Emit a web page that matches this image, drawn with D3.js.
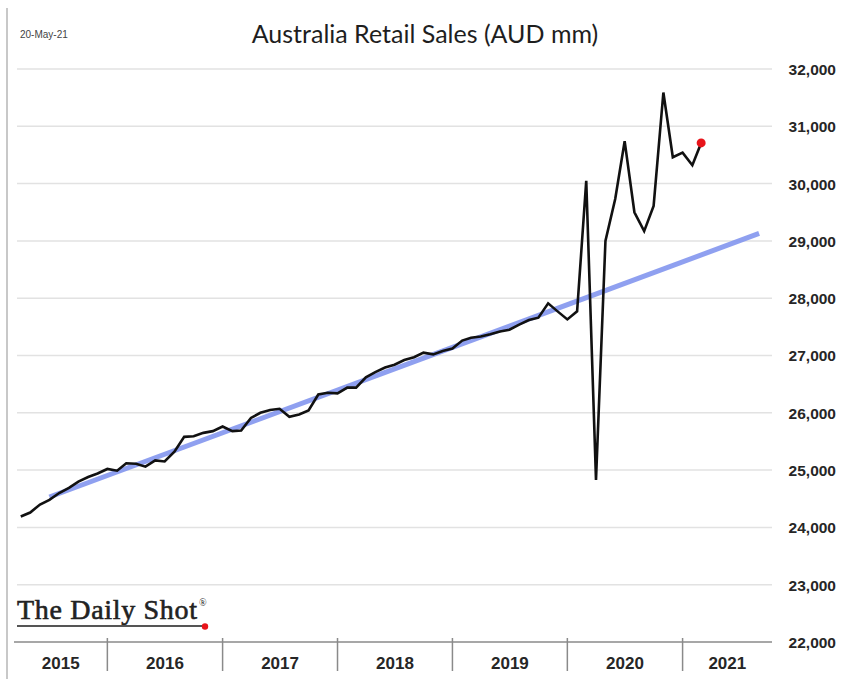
<!DOCTYPE html>
<html>
<head>
<meta charset="utf-8">
<script src="https://cdn.jsdelivr.net/npm/d3@7"></script>
<style>
  body { margin: 0; background: #fff; }
</style>
</head>
<body>
<div id="chart"></div>
<script>
// monthly retail sales, AUD mm, Apr 2015 .. Mar 2021
var startMonth = "2015-04";
var salesValues = [
  24190, 24260, 24400, 24480, 24600, 24690, 24800, 24880, 24940,
  25020, 24990, 25120, 25110, 25060, 25170, 25150, 25320, 25580, 25590, 25650, 25680,
  25760, 25680, 25690, 25910, 26000, 26050, 26070, 25930, 25970, 26040, 26320, 26350,
  26340, 26440, 26440, 26620, 26710, 26790, 26840, 26920, 26970, 27050, 27020, 27080,
  27120, 27260, 27310, 27330, 27370, 27420, 27450, 27540, 27620, 27660, 27910, 27770,
  27630, 27770, 30050, 24830, 29000, 29730, 30740, 29500, 29170, 29610, 31590, 30460,
  30540, 30320, 30710
];
// linear trend (start / end)
var trendMonths = ["2015-07", "2021-09"];
var trendValues = [24530, 29130];

var yTicks = [22000, 23000, 24000, 25000, 26000, 27000, 28000, 29000, 30000, 31000, 32000];
var yearLabels = ["2015", "2016", "2017", "2018", "2019", "2020", "2021"];

var parseMonth = d3.timeParse("%Y-%m");
var start = parseMonth(startMonth);
var sales = salesValues.map(function(v, i) {
  return { date: d3.timeMonth.offset(start, i), value: v };
});
var trend = trendMonths.map(function(m, i) {
  return { date: parseMonth(m), value: trendValues[i] };
});

var width = 846, height = 679;
var plotLeft = 17, plotRight = 772, plotTop = 69, plotBottom = 642;

var svg = d3.select("#chart")
    .append("svg")
    .attr("width", width)
    .attr("height", height)
    .style("font-family", "Lato, 'Open Sans', sans-serif");

var x = d3.scaleTime()
    .domain([new Date(2015, 2, 20), new Date(2021, 9, 12)])
    .range([plotLeft, plotRight]);

var y = d3.scaleLinear()
    .domain([22000, 32000])
    .range([plotBottom, plotTop]);

// left frame edge
svg.append("line")
    .attr("x1", 7).attr("x2", 7)
    .attr("y1", 8).attr("y2", height)
    .attr("stroke", "#c8c8c8")
    .attr("stroke-width", 2);

// title + date
svg.append("text")
    .attr("x", 425)
    .attr("y", 43)
    .attr("text-anchor", "middle")
    .attr("font-size", 25)
    .attr("fill", "#1e1e1e")
    .text("Australia Retail Sales (AUD mm)");

svg.append("text")
    .attr("x", 20)
    .attr("y", 38)
    .attr("font-size", 10)
    .attr("fill", "#444")
    .attr("font-family", "'Liberation Sans Narrow', 'Liberation Sans', sans-serif")
    .text("20-May-21");

// grid
svg.append("g")
    .selectAll("line")
    .data(yTicks.slice(1))
    .join("line")
    .attr("x1", plotLeft)
    .attr("x2", plotRight)
    .attr("y1", function(d) { return y(d); })
    .attr("y2", function(d) { return y(d); })
    .attr("stroke", "#e2e2e2")
    .attr("stroke-width", 1.5);

// y axis labels on right
var yAxis = d3.axisRight(y)
    .tickValues(yTicks)
    .tickSize(0)
    .tickFormat(d3.format(","));

svg.append("g")
    .attr("transform", "translate(836,0)")
    .call(yAxis)
    .call(function(g) { g.select(".domain").remove(); })
    .selectAll("text")
    .attr("x", 0)
    .attr("dy", "0.35em")
    .attr("text-anchor", "end")
    .attr("font-size", 15.5)
    .attr("font-weight", "bold")
    .attr("fill", "#262626")
    .attr("font-family", "'Liberation Sans', sans-serif");

// baseline axis
svg.append("line")
    .attr("x1", 14)
    .attr("x2", plotRight)
    .attr("y1", plotBottom)
    .attr("y2", plotBottom)
    .attr("stroke", "#8a8a8a")
    .attr("stroke-width", 1.5);

// year separators and labels
var yearStarts = yearLabels.map(function(yr) { return new Date(+yr, 0, 1); });

svg.append("g")
    .selectAll("line")
    .data(yearStarts.slice(1))
    .join("line")
    .attr("x1", function(d) { return x(d); })
    .attr("x2", function(d) { return x(d); })
    .attr("y1", plotBottom - 4)
    .attr("y2", 671)
    .attr("stroke", "#8a8a8a")
    .attr("stroke-width", 1.5);

svg.append("g")
    .selectAll("text")
    .data(yearLabels)
    .join("text")
    .attr("x", function(d) {
      var a = Math.max(14, x(new Date(+d, 0, 1)));
      var b = Math.min(plotRight, x(new Date(+d + 1, 0, 1)));
      return (a + b) / 2;
    })
    .attr("y", 669)
    .attr("text-anchor", "middle")
    .attr("font-size", 17)
    .attr("font-weight", "bold")
    .attr("fill", "#262626")
    .attr("font-family", "'Liberation Sans', sans-serif")
    .text(function(d) { return d; });

// trend line
var line = d3.line()
    .x(function(d) { return x(d.date); })
    .y(function(d) { return y(d.value); });

svg.append("path")
    .datum(trend)
    .attr("d", line)
    .attr("fill", "none")
    .attr("stroke", "#8396ee")
    .attr("stroke-width", 5)
    .attr("stroke-opacity", 0.9);

// sales line
svg.append("path")
    .datum(sales)
    .attr("d", line)
    .attr("fill", "none")
    .attr("stroke", "#111")
    .attr("stroke-width", 2.6)
    .attr("stroke-linejoin", "miter");

var last = sales[sales.length - 1];
svg.append("circle")
    .attr("cx", x(last.date))
    .attr("cy", y(last.value))
    .attr("r", 4.5)
    .attr("fill", "#e8141b");

// logo
var logo = svg.append("g");
logo.append("text")
    .attr("x", 17)
    .attr("y", 619)
    .attr("font-family", "'Liberation Serif', 'DejaVu Serif', serif")
    .attr("font-size", 28)
    .attr("fill", "#222")
    .attr("stroke", "#222")
    .attr("stroke-width", 0.6)
    .attr("textLength", 180)
    .text("The Daily Shot");
logo.append("text")
    .attr("x", 199)
    .attr("y", 606)
    .attr("font-family", "'Liberation Serif', serif")
    .attr("font-size", 10)
    .attr("fill", "#222")
    .text("®");
logo.append("line")
    .attr("x1", 17).attr("x2", 203)
    .attr("y1", 626).attr("y2", 626)
    .attr("stroke", "#555")
    .attr("stroke-width", 2);
logo.append("circle")
    .attr("cx", 205)
    .attr("cy", 626.5)
    .attr("r", 3.2)
    .attr("fill", "#e8141b");
</script>
</body>
</html>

= = = =

» What is expected:
From the first line of the material down to the line containing "var trendValues = [24530, 29130];", inclusive, return each line exactly, skipping any picture.

» Result of this task:
Emit a web page that matches this image, drawn with D3.js.
<!DOCTYPE html>
<html>
<head>
<meta charset="utf-8">
<script src="https://cdn.jsdelivr.net/npm/d3@7"></script>
<style>
  body { margin: 0; background: #fff; }
</style>
</head>
<body>
<div id="chart"></div>
<script>
// monthly retail sales, AUD mm, Apr 2015 .. Mar 2021
var startMonth = "2015-04";
var salesValues = [
  24190, 24260, 24400, 24480, 24600, 24690, 24800, 24880, 24940,
  25020, 24990, 25120, 25110, 25060, 25170, 25150, 25320, 25580, 25590, 25650, 25680,
  25760, 25680, 25690, 25910, 26000, 26050, 26070, 25930, 25970, 26040, 26320, 26350,
  26340, 26440, 26440, 26620, 26710, 26790, 26840, 26920, 26970, 27050, 27020, 27080,
  27120, 27260, 27310, 27330, 27370, 27420, 27450, 27540, 27620, 27660, 27910, 27770,
  27630, 27770, 30050, 24830, 29000, 29730, 30740, 29500, 29170, 29610, 31590, 30460,
  30540, 30320, 30710
];
// linear trend (start / end)
var trendMonths = ["2015-07", "2021-09"];
var trendValues = [24530, 29130];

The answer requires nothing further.